How could I not blog about Jonathan Farley's op-ed piece The
NSA's Math Problem? Farley looks at the NSA's use of phone data as
and argues that using graph theory to analyze the calls won't help
find terrorists. But Farley doesn't do a particularly good job making his case.
First, the "central player" the person with the most spokes
might not be as important as the hub metaphor suggests. For example,
Jafar Adibi, an information scientist at the University of Southern
California, analyzed e-mail traffic among Enron employees before the
company collapsed. He found that if you naively analyzed the resulting
graph, you could conclude that one of the "central" players
was Ken Lay's…secretary.
Somehow if we find the "secretary" of a central US terrorist
that should be considered a major success. But more importantly if we
know just a little about some terrorist activities the graph can give
us a great advantage in finding important sites. Google's PageRank
primarily uses graph theory very successfully to rank order
search results and there is no reason similar ideas won't work on
phone data as well.
By no means should we accuse someone of being a terrorist solely because of
their calling pattern.

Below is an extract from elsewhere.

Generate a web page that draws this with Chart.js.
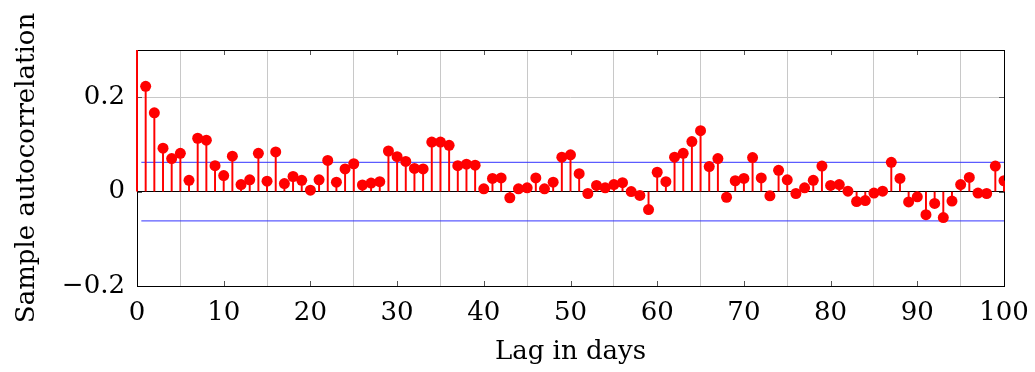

Will all terrorists be found on phone data
alone? Of course not. But using graph information can give us
important information as to where to look and narrow the search.

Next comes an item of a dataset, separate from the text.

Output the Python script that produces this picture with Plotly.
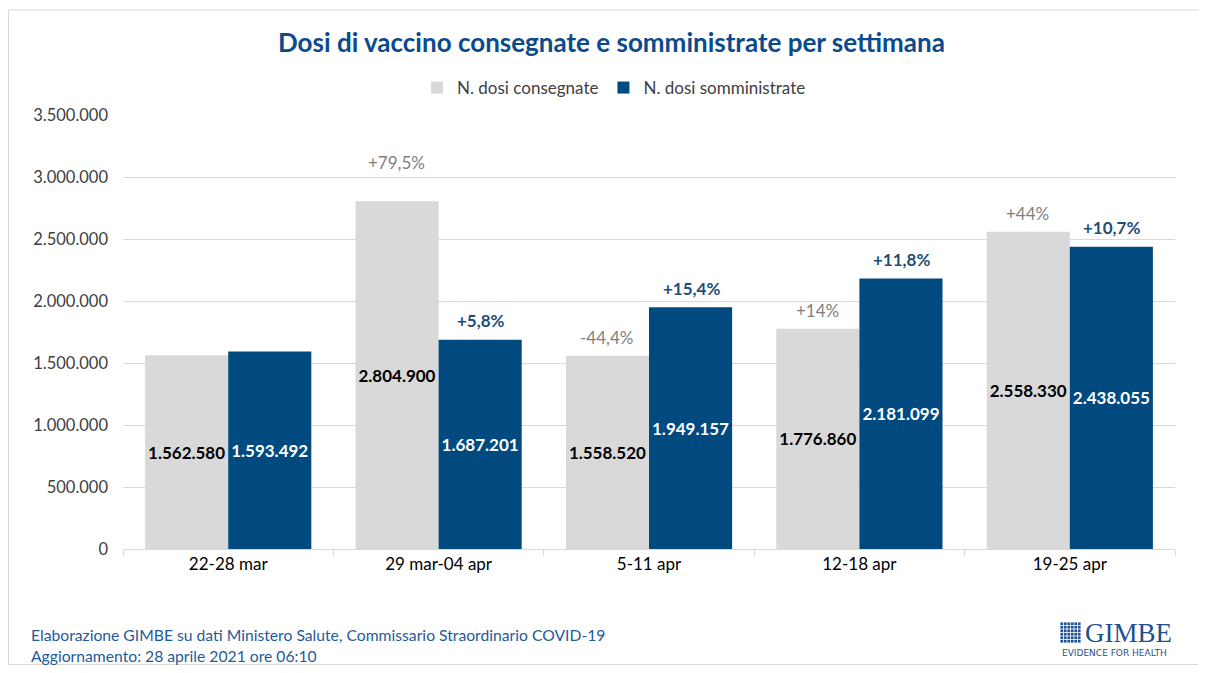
import plotly.graph_objects as go

categories = ["22-28 mar", "29 mar-04 apr", "5-11 apr", "12-18 apr", "19-25 apr"]
consegnate = [1562580, 2804900, 1558520, 1776860, 2558330]
somministrate = [1593492, 1687201, 1949157, 2181099, 2438055]
pct_consegnate = [None, "+79,5%", "-44,4%", "+14%", "+44%"]
pct_somministrate = [None, "+5,8%", "+15,4%", "+11,8%", "+10,7%"]
y_ticks = [0, 500000, 1000000, 1500000, 2000000, 2500000, 3000000, 3500000]

FONT = "Lato, 'Open Sans', sans-serif"
GRAY = "#d9d9d9"
BLUE = "#004a80"
TITLE_BLUE = "#0b4a8b"
TEXT = "#404040"

OFF = 8  # page body margin
W, H = 1206 - 2 * OFF, 673 - 2 * OFF
# plot area in page pixels: x 123..1175, y 115..549
L = 123 - OFF
T = 115 - OFF
R = W - (1175 - OFF)
B = H - (549 - OFF)
PW, PH = W - L - R, H - T - B


def px(x):
    return (x - OFF - L) / PW


def py(y):
    return (H - B - (y - OFF)) / PH


fig = go.Figure()
fig.add_bar(
    x=categories, y=consegnate, name="N. dosi consegnate",
    marker=dict(color=GRAY, line=dict(width=0)),
    texttemplate="<b>%{y:,}</b>", textposition="inside",
    insidetextanchor="middle", textangle=0,
    textfont=dict(color="#000000", size=17, family=FONT),
)
fig.add_bar(
    x=categories, y=somministrate, name="N. dosi somministrate",
    marker=dict(color=BLUE, line=dict(width=0)),
    texttemplate="<b>%{y:,}</b>", textposition="inside",
    insidetextanchor="middle", textangle=0,
    textfont=dict(color="#ffffff", size=17, family=FONT),
)

extra_lift = {"29 mar-04 apr": 21}
annotations = []
for i, c in enumerate(categories):
    if pct_consegnate[i]:
        annotations.append(dict(
            x=i - 0.2, y=consegnate[i], xref="x", yref="y",
            text=pct_consegnate[i], showarrow=False,
            yshift=18 + extra_lift.get(c, 0),
            font=dict(size=17, color="#7f7f7f", family=FONT),
        ))
    if pct_somministrate[i]:
        annotations.append(dict(
            x=i + 0.2, y=somministrate[i], xref="x", yref="y",
            text="<b>" + pct_somministrate[i] + "</b>", showarrow=False,
            yshift=19,
            font=dict(size=17, color="#1f4e79", family=FONT),
        ))

annotations += [
    dict(x=px(611), y=py(42), xref="paper", yref="paper", xanchor="center",
         yanchor="middle", showarrow=False,
         text="<b>Dosi di vaccino consegnate e somministrate per settimana</b>",
         font=dict(size=26, color=TITLE_BLUE, family=FONT)),
    dict(x=px(29), y=py(635), xref="paper", yref="paper", xanchor="left",
         yanchor="middle", showarrow=False,
         text="Elaborazione GIMBE su dati Ministero Salute, Commissario Straordinario COVID-19",
         font=dict(size=15.7, color="#1f5a9a", family=FONT)),
    dict(x=px(29), y=py(656), xref="paper", yref="paper", xanchor="left",
         yanchor="middle", showarrow=False,
         text="Aggiornamento: 28 aprile 2021 ore 06:10",
         font=dict(size=15.7, color="#1f5a9a", family=FONT)),
    dict(x=px(1083), y=py(633), xref="paper", yref="paper", xanchor="left",
         yanchor="middle", showarrow=False, text="GIMBE",
         font=dict(size=27, color="#1f4f8f", family="Liberation Serif, serif")),
    dict(x=px(1114), y=py(653), xref="paper", yref="paper", xanchor="center",
         yanchor="middle", showarrow=False, text="EVIDENCE FOR HEALTH",
         font=dict(size=9, color="#1f4f8f", family="'DejaVu Sans', sans-serif")),
]

shapes = [
    dict(type="rect", xref="paper", yref="paper",
         x0=px(8.5), x1=px(1204), y0=py(664.5), y1=py(10),
         line=dict(color="#d9d9d9", width=1), fillcolor="rgba(0,0,0,0)", layer="below"),
]
# GIMBE logo grid icon
n = 6
x0i, y0i, size = 1060, 622, 21
cell = size / n
for r in range(n):
    for k in range(n):
        shapes.append(dict(
            type="rect", xref="paper", yref="paper",
            x0=px(x0i + k * cell + 0.4), x1=px(x0i + (k + 1) * cell - 0.4),
            y0=py(y0i + (r + 1) * cell - 0.4), y1=py(y0i + r * cell + 0.4),
            line=dict(width=0), fillcolor="#1f4f8f",
        ))

fig.update_layout(
    width=W, height=H,
    margin=dict(l=L, r=R, t=T, b=B, autoexpand=False),
    paper_bgcolor="white", plot_bgcolor="white",
    separators=",.",
    barmode="group", bargap=0.21, bargroupgap=0,
    font=dict(family=FONT, size=17, color=TEXT),
    legend=dict(
        orientation="h", x=px(614), xanchor="center", y=py(88), yanchor="middle",
        font=dict(size=17, color=TEXT, family=FONT),
        itemwidth=30, traceorder="normal",
    ),
    xaxis=dict(
        type="category", showgrid=False, showline=True, linecolor="#d9d9d9",
        linewidth=1, ticks="outside", tickson="boundaries", ticklen=6,
        tickcolor="#d9d9d9", tickfont=dict(size=17, color="#000000", family=FONT),
        fixedrange=True,
    ),
    yaxis=dict(
        range=[0, 3500000], tickvals=y_ticks, tickformat=",d",
        showgrid=True, gridcolor="#d9d9d9", gridwidth=1, zeroline=False,
        showline=False, ticks="", ticklabelstandoff=14,
        tickfont=dict(size=16.5, color=TEXT, family=FONT),
    ),
    annotations=annotations, shapes=shapes,
)

fig.write_html("out.html")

The main objection to the NSA's work is not that the phone data has
little value but that it is too valuable. You can use the data to find out
much more about Americans than who is a terrorist. We lose our
freedom against government intrusion when the NSA has this data and
that's what we need to argue against, not some fake argument that the
NSA's algorithms won't work.
Steven Levy has a more reasonable discussion in Newsweek.
Having had some experience with Jonathan Farley, one thing seems clear: he'll go to great lengths to try to get attention. This subject simply gave him an opportunity to put himself in front of large audience.
I am not sure that the google success story applies here. It's one thing to collect information about people who actively publish their information on the web. It's a completely different story to detect people who are trying to keep their actions clandestine.
But you are entirely correct that if the Bush administration turned this data base on their political enemies they would have an enormous edge.
Am I the only one who thinks that terrorists, if they were to plan an attack, would be smart enough already to use payphones and to not use the same phone everytime they communicate? They are mostly from parts of the world where one naturally assumes that phones would be tapped, etc.
When the president says "Our enemies are innovative and resourceful", is he simply saying so to instill fear?
"Am I the only one who thinks that terrorists, if they were to plan an attack, would be smart enough already to use payphones and to not use the same phone everytime they communicate?"
In Richard Clarke's book it talks about how Clarke once asked his people about some suspected terrorists they were trying to find "did you look them up in the phone book?" and they replied "no."
Clarke said "do it," and guess what? They were in the phone book. My assumption is that terrorists and other conspirators have no idea they've shown up on any radars yet.
Two comments: (1) people can get sloppy and (2) the NSA is looking for patterns far more sophisticated than those expressed here. For example: find all calls coming from public phones at a prearranged time and search for a common pattern. Cryptologists know this very well: you can find useful patterns in the most unexpected places.
I think Farley was agreeing with Lance, "Naive algorithms can be dangerous, but better algorithms combined with common sense might work."
Although, he didn't express himself too clearly and he didn't really go into the civil liberties question too much, I don't think he said anything too unreasonable.
I agree with you, I think call graphs can be analyzed to nab terrorists. After all telcos have been using this data successfully for marketing. I think there is useful and actionable information in this data if we can find ways to look at it properly.